Rows from a dataset of charts and code:
-- START --

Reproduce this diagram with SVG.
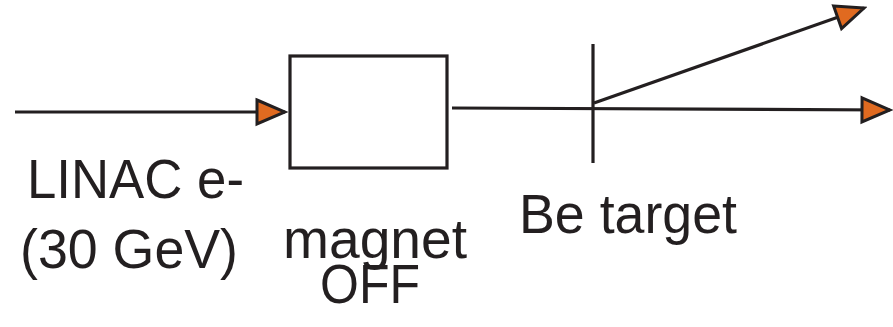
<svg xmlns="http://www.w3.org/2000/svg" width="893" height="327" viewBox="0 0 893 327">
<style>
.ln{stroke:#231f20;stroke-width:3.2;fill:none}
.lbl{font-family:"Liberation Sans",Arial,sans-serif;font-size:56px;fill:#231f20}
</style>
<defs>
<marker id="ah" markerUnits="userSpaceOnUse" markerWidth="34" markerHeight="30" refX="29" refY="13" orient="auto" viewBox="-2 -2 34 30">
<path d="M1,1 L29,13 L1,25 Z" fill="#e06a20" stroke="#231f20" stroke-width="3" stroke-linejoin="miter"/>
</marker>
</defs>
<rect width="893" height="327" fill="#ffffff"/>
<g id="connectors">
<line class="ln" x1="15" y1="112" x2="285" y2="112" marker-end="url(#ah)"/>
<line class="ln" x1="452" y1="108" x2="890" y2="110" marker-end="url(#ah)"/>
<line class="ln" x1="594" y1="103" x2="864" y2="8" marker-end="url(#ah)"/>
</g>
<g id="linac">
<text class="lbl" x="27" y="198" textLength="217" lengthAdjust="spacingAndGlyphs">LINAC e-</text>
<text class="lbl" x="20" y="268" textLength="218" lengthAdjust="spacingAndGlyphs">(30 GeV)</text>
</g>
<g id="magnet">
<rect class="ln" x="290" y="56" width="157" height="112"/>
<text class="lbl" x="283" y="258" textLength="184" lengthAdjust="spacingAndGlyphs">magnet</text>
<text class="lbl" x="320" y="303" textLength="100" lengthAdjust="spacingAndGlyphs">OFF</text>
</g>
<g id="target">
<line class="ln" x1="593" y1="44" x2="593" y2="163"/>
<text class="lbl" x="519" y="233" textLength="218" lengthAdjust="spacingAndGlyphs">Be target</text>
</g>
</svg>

-- END --
-- START --

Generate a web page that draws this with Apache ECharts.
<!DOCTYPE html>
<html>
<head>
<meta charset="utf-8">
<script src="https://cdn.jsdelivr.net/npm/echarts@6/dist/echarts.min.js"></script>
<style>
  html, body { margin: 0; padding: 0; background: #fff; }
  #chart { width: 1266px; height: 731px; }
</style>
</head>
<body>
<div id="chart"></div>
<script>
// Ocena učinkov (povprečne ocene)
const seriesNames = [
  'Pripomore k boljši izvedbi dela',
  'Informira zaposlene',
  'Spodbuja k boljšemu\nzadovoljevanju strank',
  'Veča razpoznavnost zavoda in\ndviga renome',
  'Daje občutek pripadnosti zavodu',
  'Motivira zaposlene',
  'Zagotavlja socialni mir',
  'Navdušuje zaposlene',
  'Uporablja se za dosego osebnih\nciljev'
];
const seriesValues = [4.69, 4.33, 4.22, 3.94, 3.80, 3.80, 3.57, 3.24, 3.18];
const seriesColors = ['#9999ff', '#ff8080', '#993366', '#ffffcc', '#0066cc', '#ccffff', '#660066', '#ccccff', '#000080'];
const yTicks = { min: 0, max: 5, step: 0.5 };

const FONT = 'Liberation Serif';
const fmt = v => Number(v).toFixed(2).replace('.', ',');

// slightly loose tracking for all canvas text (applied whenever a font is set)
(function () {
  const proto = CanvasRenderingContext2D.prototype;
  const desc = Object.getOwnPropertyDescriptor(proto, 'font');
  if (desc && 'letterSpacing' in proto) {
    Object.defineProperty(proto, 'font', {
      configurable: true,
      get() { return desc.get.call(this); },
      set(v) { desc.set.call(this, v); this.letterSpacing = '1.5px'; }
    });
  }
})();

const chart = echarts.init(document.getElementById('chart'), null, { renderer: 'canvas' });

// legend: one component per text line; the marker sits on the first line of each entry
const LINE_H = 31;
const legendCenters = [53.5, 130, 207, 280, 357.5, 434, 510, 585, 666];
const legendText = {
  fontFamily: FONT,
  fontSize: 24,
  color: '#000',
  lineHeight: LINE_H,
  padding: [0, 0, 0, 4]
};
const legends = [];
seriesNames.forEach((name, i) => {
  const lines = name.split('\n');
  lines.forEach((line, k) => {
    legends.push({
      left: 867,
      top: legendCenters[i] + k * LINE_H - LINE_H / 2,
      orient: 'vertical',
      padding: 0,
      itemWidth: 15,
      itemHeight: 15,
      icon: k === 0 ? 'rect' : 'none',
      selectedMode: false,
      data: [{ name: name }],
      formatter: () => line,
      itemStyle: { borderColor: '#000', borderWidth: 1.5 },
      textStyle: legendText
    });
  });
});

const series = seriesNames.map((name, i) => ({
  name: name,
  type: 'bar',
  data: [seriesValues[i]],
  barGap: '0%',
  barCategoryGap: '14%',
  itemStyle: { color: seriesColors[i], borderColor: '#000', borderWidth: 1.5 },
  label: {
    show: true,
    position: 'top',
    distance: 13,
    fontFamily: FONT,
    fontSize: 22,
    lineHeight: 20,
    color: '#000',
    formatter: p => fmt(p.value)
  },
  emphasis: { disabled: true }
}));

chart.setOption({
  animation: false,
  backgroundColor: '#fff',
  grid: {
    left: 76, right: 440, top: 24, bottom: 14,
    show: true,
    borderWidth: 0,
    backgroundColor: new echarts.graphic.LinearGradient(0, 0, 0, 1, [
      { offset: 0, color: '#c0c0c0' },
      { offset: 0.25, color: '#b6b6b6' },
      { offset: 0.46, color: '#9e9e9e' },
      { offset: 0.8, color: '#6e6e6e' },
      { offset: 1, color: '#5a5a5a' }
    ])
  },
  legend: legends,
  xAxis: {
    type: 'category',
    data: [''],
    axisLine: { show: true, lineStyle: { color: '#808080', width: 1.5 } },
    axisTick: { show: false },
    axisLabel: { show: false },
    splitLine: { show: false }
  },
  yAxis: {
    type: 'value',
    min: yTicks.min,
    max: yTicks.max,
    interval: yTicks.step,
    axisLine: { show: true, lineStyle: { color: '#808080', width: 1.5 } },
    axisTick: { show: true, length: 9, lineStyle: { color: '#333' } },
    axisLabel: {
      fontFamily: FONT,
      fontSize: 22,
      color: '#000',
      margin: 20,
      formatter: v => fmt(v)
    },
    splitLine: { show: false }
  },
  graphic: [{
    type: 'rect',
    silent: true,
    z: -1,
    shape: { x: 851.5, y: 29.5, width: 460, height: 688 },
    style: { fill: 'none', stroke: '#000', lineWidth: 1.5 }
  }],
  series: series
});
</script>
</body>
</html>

-- END --

THE TASK: Gather each line from the listing above that holds "this".

FINAL ANSWER:
Reproduce this diagram with SVG.
Generate a web page that draws this with Apache ECharts.
      get() { return desc.get.call(this); },
      set(v) { desc.set.call(this, v); this.letterSpacing = '1.5px'; }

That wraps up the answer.